**What this task involves:** Using the listing beneath this task, count the lines with the word "matplotlib" and write only the result.
>> START Records
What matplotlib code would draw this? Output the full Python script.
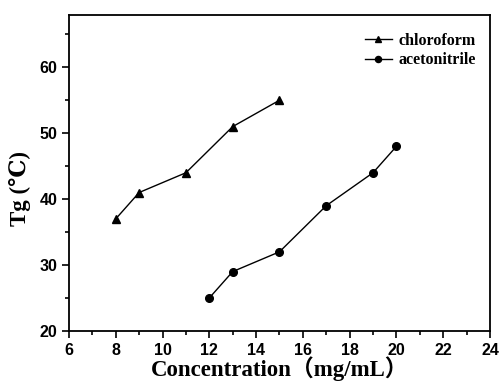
import matplotlib
matplotlib.use("Agg")
import matplotlib.pyplot as plt
from matplotlib.ticker import MultipleLocator

chloro_x = [8, 9, 11, 13, 15]
chloro_y = [37, 41, 44, 51, 55]
aceto_x = [12, 13, 15, 17, 19, 20]
aceto_y = [25, 29, 32, 39, 44, 48]

fig = plt.figure(figsize=(5.01, 3.83), dpi=100)
ax = fig.add_axes([0.1377, 0.136, 0.978 - 0.1377, 0.962 - 0.136])

ax.plot(chloro_x, chloro_y, color='black', lw=1, marker='^', ms=6, label='chloroform')
ax.plot(aceto_x, aceto_y, color='black', lw=1, marker='o', ms=5.5, label='acetonitrile')

ax.set_xlim(6, 24)
ax.set_ylim(20, 68)
ax.xaxis.set_major_locator(MultipleLocator(2))
ax.xaxis.set_minor_locator(MultipleLocator(1))
ax.yaxis.set_major_locator(MultipleLocator(10))
ax.yaxis.set_minor_locator(MultipleLocator(5))
ax.tick_params(which='both', direction='out', width=1.2)
ax.tick_params(which='major', length=5)
ax.tick_params(which='minor', length=3)
for s in ax.spines.values():
    s.set_linewidth(1.3)
for lab in ax.get_xticklabels() + ax.get_yticklabels():
    lab.set_family('Liberation Sans')
    lab.set_fontweight('bold')
    lab.set_fontsize(11.5)

ax.set_xlabel('Concentration（mg/mL）', family=['Liberation Serif', 'Noto Sans CJK SC'],
              fontweight='bold', fontsize=16.5, labelpad=-1)
ax.set_ylabel('Tg (℃)', family=['Liberation Serif', 'DejaVu Serif'],
              fontweight='bold', fontsize=16.5)
ax.yaxis.set_label_coords(-0.09, 0.45)

leg = ax.legend(loc='upper left', frameon=False,
                prop={'family': 'Liberation Serif', 'weight': 'bold', 'size': 11.5},
                handlelength=1.75, handletextpad=0.4, labelspacing=0.2, borderpad=0,
                markerscale=0.8, bbox_to_anchor=(0.683, 0.967))

fig.savefig('out.png', dpi=100)
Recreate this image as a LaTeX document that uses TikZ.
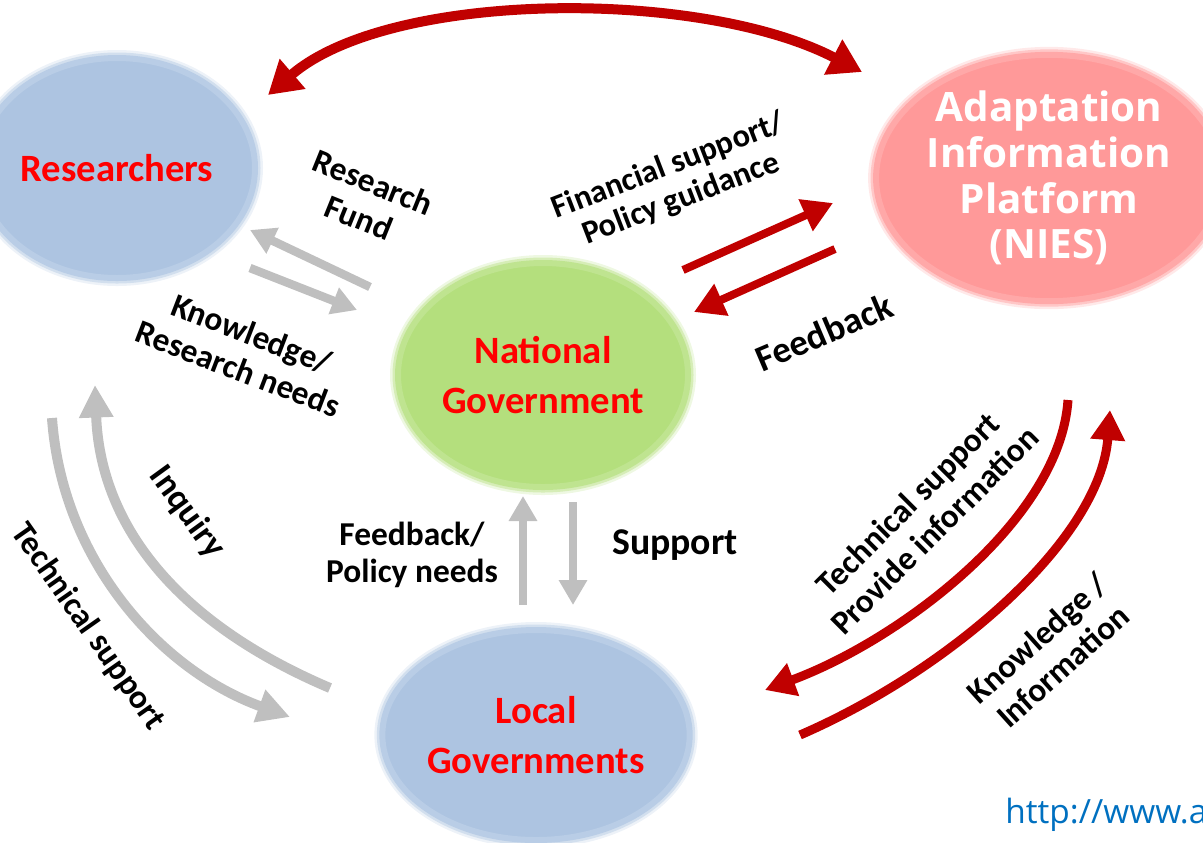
\documentclass[tikz,border=0pt]{standalone}
\usepackage{fontspec}
\setmainfont{Carlito}
\newfontfamily\niesfont{Open Sans}
\usetikzlibrary{arrows.meta,shapes.geometric}

\definecolor{blobblue}{RGB}{173,196,225}
\definecolor{blobpink}{RGB}{255,153,153}
\definecolor{blobgreen}{RGB}{180,223,125}
\definecolor{arrowred}{RGB}{192,0,0}
\definecolor{arrowgrey}{RGB}{191,191,191}
\definecolor{linkblue}{RGB}{0,112,192}

\tikzset{
  blob/.style={ellipse, inner sep=0pt, align=center, text=red,
    font=\bfseries\fontsize{22}{28}\selectfont},
  % fading rim: lightest band outside, fill colour inside
  soft/.style={fill=#1, draw=#1!85!white, line width=1.2mm,
    preaction={draw=#1!22!white, line width=3.2mm},
    preaction={draw=#1!55!white, line width=2.2mm}},
  lbl/.style={align=center, font=\bfseries\fontsize{19}{21.5}\selectfont},
  redarrow/.style={draw=arrowred, line width=1.8mm, -{Triangle[length=6mm,width=6.6mm]}},
  greyarrow/.style={draw=arrowgrey, line width=1.7mm, -{Triangle[length=5mm,width=5.4mm]}},
}

\begin{document}
\begin{tikzpicture}[x=0.2mm,y=-0.2mm]
\useasboundingbox (0,0) rectangle (1203,842);
\clip (0,0) rectangle (1203,842);

% the four actors
\node[blob, soft=blobblue, minimum width=55.2mm, minimum height=44mm] (res) at (117,168) {Researchers};
\node[blob, soft=blobpink, minimum width=59.6mm, minimum height=47.6mm, text=white,
      font=\niesfont\bfseries\fontsize{23}{26}\selectfont] (nies) at (1049,178) {Adaptation\\Information\\Platform\\(NIES)};
\node[blob, soft=blobgreen, minimum width=58mm, minimum height=44.8mm] (nat) at (543,375) {National\\Government};
\node[blob, soft=blobblue, minimum width=56mm, minimum height=42mm] (loc) at (536,735) {Local\\Governments};

% arrow ends
\coordinate (topL) at (268,95);   \coordinate (topR) at (862,72);
\coordinate (fundS) at (370,287); \coordinate (fundE) at (250,230);
\coordinate (needS) at (250,268); \coordinate (needE) at (357,310);
\coordinate (finS) at (683,270);  \coordinate (finE) at (833,203);
\coordinate (fbS) at (835,249);   \coordinate (fbE) at (694,312);
\coordinate (upS) at (523,605);   \coordinate (upE) at (523,496);
\coordinate (dnS) at (573,502);   \coordinate (dnE) at (573,605);
\coordinate (inqS) at (330,688);  \coordinate (inqE) at (95,385);
\coordinate (tsS) at (52,418);    \coordinate (tsE) at (290,717);
\coordinate (tiS) at (1068,400);  \coordinate (tiE) at (765,690);
\coordinate (kiS) at (800,735);   \coordinate (kiE) at (1110,410);

% red links
\draw[redarrow, line width=2mm, {Triangle[length=6.5mm,width=7.5mm]}-{Triangle[length=6.5mm,width=7.5mm]}]
  (topL) .. controls (390,-10) and (700,-12) .. (topR);
\draw[redarrow, line width=1.6mm] (finS) -- (finE);
\draw[redarrow, line width=1.6mm] (fbS) -- (fbE);
\draw[redarrow] (tiS) .. controls (1060,520) and (900,640) .. (tiE);
\draw[redarrow] (kiS) .. controls (950,670) and (1100,540) .. (kiE);

% grey links
\draw[greyarrow] (fundS) -- (fundE);
\draw[greyarrow] (needS) -- (needE);
\draw[greyarrow] (upS) -- (upE);
\draw[greyarrow] (dnS) -- (dnE);
\draw[greyarrow, line width=2mm, -{Triangle[length=6.5mm,width=6.5mm]}] (inqS) .. controls (170,620) and (100,520) .. (inqE);
\draw[greyarrow, line width=2mm, -{Triangle[length=6.5mm,width=6.5mm]}] (tsS) .. controls (62,560) and (160,670) .. (tsE);

% labels
\node[lbl, rotate=-22] (fund) at (366,200) {Research\\Fund};
\node[lbl, rotate=-21] (needs) at (245,351) {Knowledge/\\Research needs};
\node[lbl, rotate=21, font=\bfseries\fontsize{18.5}{20}\selectfont] (guid) at (675,183) {Financial support/\\Policy guidance};
\node[lbl, rotate=23, font=\bfseries\fontsize{21}{24}\selectfont] (fbk) at (824,332) {Feedback};
\node[lbl, rotate=-54, font=\bfseries\fontsize{20}{24}\selectfont] (inq) at (187,512) {Inquiry};
\node[lbl, rotate=-55] (tsl) at (88,627) {Technical support};
\node[lbl] (pneeds) at (412,555) {Feedback/\\Policy needs};
\node[lbl, font=\bfseries\fontsize{21.5}{24}\selectfont] (supp) at (675,545) {Support};
\node[lbl, rotate=45] (tsr) at (921,517) {Technical support\\Provide information};
\node[lbl, rotate=42] (kinfo) at (1050,652) {Knowledge /\\Information};
\node[anchor=base west, inner sep=0pt, text=linkblue, font=\niesfont\fontsize{19}{22}\selectfont] (url) at (1005,823) {http://www.a};
\end{tikzpicture}
\end{document}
>> END Records
**Solved problem:** 5